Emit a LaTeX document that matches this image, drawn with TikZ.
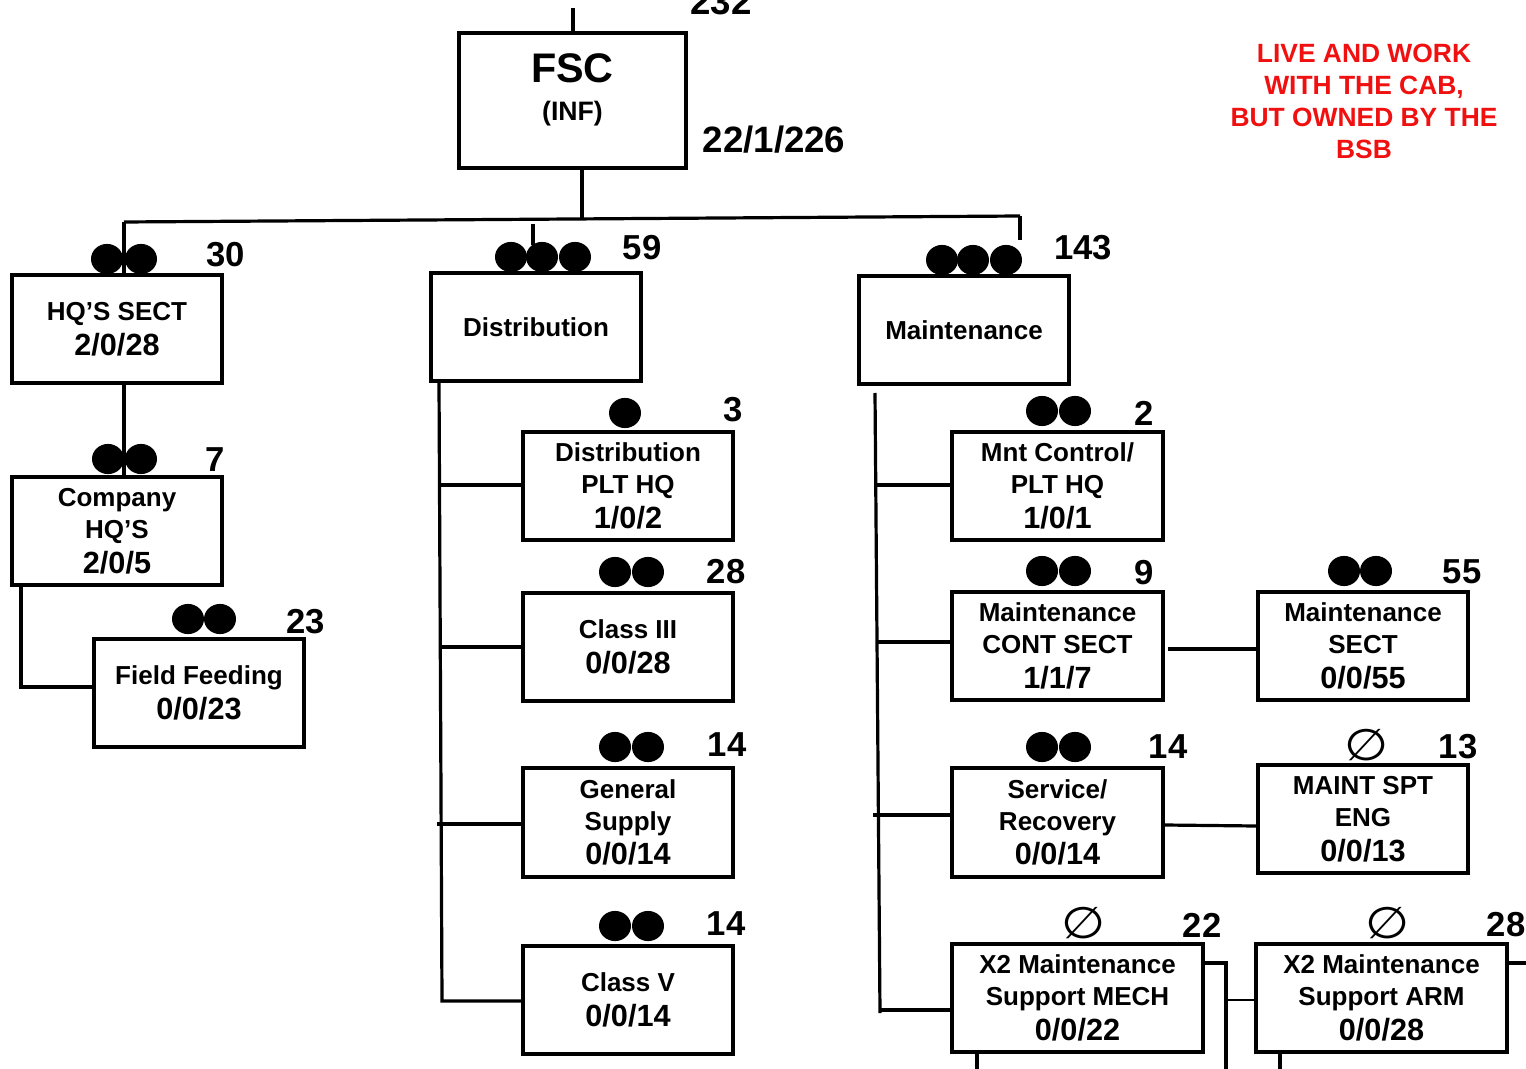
\documentclass[tikz,border=0pt]{standalone}
\usepackage{fontspec}
\setmainfont{Liberation Sans}
\newfontfamily\symfont{DejaVu Sans}
\usetikzlibrary{calc}
\definecolor{redtxt}{RGB}{240,16,16}
\newcommand\wf{\bfseries\fontsize{19.5}{24}\selectfont}
\newcommand\nf{\bfseries\fontsize{23}{26}\selectfont}
\newcommand\lf{\bfseries\fontsize{26}{30}\selectfont}
\begin{document}
\begin{tikzpicture}[x=0.75pt,y=-0.75pt,
  box/.style={draw, line width=2.6pt, rectangle, inner sep=0pt, align=center, font=\wf},
  conn/.style={line width=2.4pt},
  thin/.style={line width=1.2pt},
  lab/.style={inner sep=0pt, font=\lf},
  dot/.style={fill=black},
  nulls/.style={inner sep=0pt, xscale=1.15, font=\symfont\fontsize{33}{34}\selectfont},
]
\useasboundingbox (0,0) rectangle (1526,1069);
\newcommand\bx[6]{\node[box, minimum width=#4*0.75pt, minimum height=#5*0.75pt] (#1) at (#2,#3) {#6};}
\newcommand\dt[2]{\fill[dot] (#1,#2) ellipse [x radius=12pt, y radius=11.3pt];}

% boxes
\bx{fsc}{572.5}{100.5}{227}{135}{{\fontsize{31}{34}\selectfont FSC}\\[4pt]{\fontsize{20}{22}\selectfont (INF)}\\[-4pt]}
\bx{hq}{117}{329}{210}{108}{HQ’S SECT\\[2pt]{\nf 2/0/28}}
\bx{co}{117}{531}{210}{108}{Company\\HQ’S\\[2pt]{\nf 2/0/5}}
\bx{ff}{199}{693}{210}{108}{Field Feeding\\[2pt]{\nf 0/0/23}}
\bx{dist}{536}{327}{210}{108}{Distribution}
\bx{dhq}{628}{486}{210}{108}{Distribution\\PLT HQ\\[2pt]{\nf 1/0/2}}
\bx{cthree}{628}{647}{210}{108}{Class III\\[2pt]{\nf 0/0/28}}
\bx{gs}{628}{822.5}{210}{109}{General\\Supply\\[2pt]{\nf 0/0/14}}
\bx{cfive}{628}{1000}{210}{108}{Class V\\[2pt]{\nf 0/0/14}}
\bx{mnt}{964}{330}{210}{108}{Maintenance}
\bx{mhq}{1057.5}{486}{211}{108}{Mnt Control/\\PLT HQ\\[2pt]{\nf 1/0/1}}
\bx{mcs}{1057.5}{646}{211}{108}{Maintenance\\CONT SECT\\[2pt]{\nf 1/1/7}}
\bx{ms}{1363}{646}{210}{108}{Maintenance\\SECT\\[2pt]{\nf 0/0/55}}
\bx{sr}{1057.5}{822.5}{211}{109}{Service/\\Recovery\\[2pt]{\nf 0/0/14}}
\bx{mse}{1363}{819}{210}{108}{MAINT SPT\\ENG\\[2pt]{\nf 0/0/13}}
\bx{xm}{1077.5}{998}{251}{108}{X2 Maintenance\\Support MECH\\[2pt]{\nf 0/0/22}}
\bx{xa}{1381.5}{998}{251}{108}{X2 Maintenance\\Support ARM\\[2pt]{\nf 0/0/28}}

% strength labels
\node[lab, font=\bfseries\fontsize{27.5}{30}\selectfont] (ltop) at (721,2) {232};
\node[lab, font=\bfseries\fontsize{27.5}{30}\selectfont] (lfsc) at (774,140) {22/1/226};
\node[lab] (lhq) at (226,255) {30};
\node[lab] (lco) at (215,460) {7};
\node[lab] (lff) at (306,622) {23};
\node[lab] (ldist) at (642,248) {59};
\node[lab] (lmnt) at (1083,248) {143};
\node[lab] (ldhq) at (733,410) {3};
\node[lab] (lcthree) at (726,572) {28};
\node[lab] (lgs) at (727,745) {14};
\node[lab] (lcfive) at (726,924) {14};
\node[lab] (lmhq) at (1144,413) {2};
\node[lab] (lmcs) at (1144,573) {9};
\node[lab] (lms) at (1462,572) {55};
\node[lab] (lsr) at (1168,747) {14};
\node[lab] (lmse) at (1458,747) {13};
\node[lab] (lxm) at (1202,925) {22};
\node[lab] (lxa) at (1506,925) {28};

% red note
\node[inner sep=0pt, align=center, text=redtxt, font=\bfseries\fontsize{19.8}{24}\selectfont] (note) at (1364,101)
  {LIVE AND WORK\\WITH THE CAB,\\BUT OWNED BY THE\\BSB};

% rank dots
\dt{107}{259}\dt{141}{259}
\dt{108}{459}\dt{141}{459}
\dt{188}{619}\dt{220}{619}
\dt{511}{257}\dt{542}{257}\dt{575}{257}
\dt{942}{260}\dt{973}{260}\dt{1006}{260}
\dt{625}{413}
\dt{615}{572}\dt{648}{572}
\dt{615}{747}\dt{648}{747}
\dt{615}{926}\dt{648}{926}
\dt{1042}{411}\dt{1075}{411}
\dt{1042}{571}\dt{1075}{571}
\dt{1344}{571}\dt{1376}{571}
\dt{1042}{747}\dt{1075}{747}
\node[nulls] (nmse) at (1367,745) {∅};
\node[nulls] (nxm) at (1084,923) {∅};
\node[nulls] (nxa) at (1388,923) {∅};

% connectors
\coordinate (topin) at (573,8);
\coordinate (busL) at (124,222);
\coordinate (busR) at (1020,216);
\coordinate (busF) at (582,218);
\coordinate (distTop) at (533,224);
\coordinate (distEnd) at (533,245);
\coordinate (mntEnd) at (1020,240);
\draw[conn] (topin) -- (fsc.north -| topin);
\draw[conn] (fsc.south -| busF) -- (busF);
\draw[conn] (busL) -- (busR);
\draw[conn] (busL) -- (hq.north -| busL);
\draw[conn] (distTop) -- (distEnd);
\draw[conn] (busR) -- (mntEnd);
\draw[conn] (hq.south -| busL) -- (co.north -| busL);
% company to field feeding
\coordinate (coL) at (21,687);
\draw[conn] (co.south -| coL) -- (coL) -- (ff.west |- coL);
% distribution trunk
\coordinate (dT) at (439,381);
\coordinate (dB) at (442,1001);
\draw[conn] (dist.south -| dT) -- (dB) -- (cfive.west |- dB);
\draw[conn] (439,485) -- (dhq.west |- 0,485);
\draw[conn] (440,647) -- (cthree.west |- 0,647);
\draw[conn] (437,824) -- (gs.west |- 0,824);
% maintenance trunk
\coordinate (mT) at (875,393);
\coordinate (mB) at (880,1013);
\draw[conn] (mT) -- (mB);
\draw[conn] (876,485) -- (mhq.west |- 0,485);
\draw[conn] (877,642) -- (mcs.west |- 0,642);
\draw[conn] (873,815) -- (sr.west |- 0,815);
\draw[conn] (880,1010) -- (xm.west |- 0,1010);
\draw[conn] (1168,649) -- (ms.west |- 0,649);
\draw[conn] (sr.east |- 0,825) -- (mse.west |- 0,826);
% bottom right
\coordinate (xmR) at (1226,963);
\draw[conn] (xm.east |- xmR) -- (xmR) -- (1226,1069);
\draw[thin] (1226,1000) -- (xa.west |- 0,1000);
\draw[conn] (xm.south -| 977,0) -- (977,1069);
\draw[conn] (xa.south -| 1280,0) -- (1280,1069);
\draw[conn] (xa.east |- 0,963) -- (1526,963);
\end{tikzpicture}
\end{document}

- - - -

AIM:
Please restate the material above line by line, exactly, beginning at its first line and ending with the line that contains "(#1,#2) ellipse [x", without any pictures.

WRITTEN RESPONSE:
Emit a LaTeX document that matches this image, drawn with TikZ.
\documentclass[tikz,border=0pt]{standalone}
\usepackage{fontspec}
\setmainfont{Liberation Sans}
\newfontfamily\symfont{DejaVu Sans}
\usetikzlibrary{calc}
\definecolor{redtxt}{RGB}{240,16,16}
\newcommand\wf{\bfseries\fontsize{19.5}{24}\selectfont}
\newcommand\nf{\bfseries\fontsize{23}{26}\selectfont}
\newcommand\lf{\bfseries\fontsize{26}{30}\selectfont}
\begin{document}
\begin{tikzpicture}[x=0.75pt,y=-0.75pt,
  box/.style={draw, line width=2.6pt, rectangle, inner sep=0pt, align=center, font=\wf},
  conn/.style={line width=2.4pt},
  thin/.style={line width=1.2pt},
  lab/.style={inner sep=0pt, font=\lf},
  dot/.style={fill=black},
  nulls/.style={inner sep=0pt, xscale=1.15, font=\symfont\fontsize{33}{34}\selectfont},
]
\useasboundingbox (0,0) rectangle (1526,1069);
\newcommand\bx[6]{\node[box, minimum width=#4*0.75pt, minimum height=#5*0.75pt] (#1) at (#2,#3) {#6};}
\newcommand\dt[2]{\fill[dot] (#1,#2) ellipse [x radius=12pt, y radius=11.3pt];}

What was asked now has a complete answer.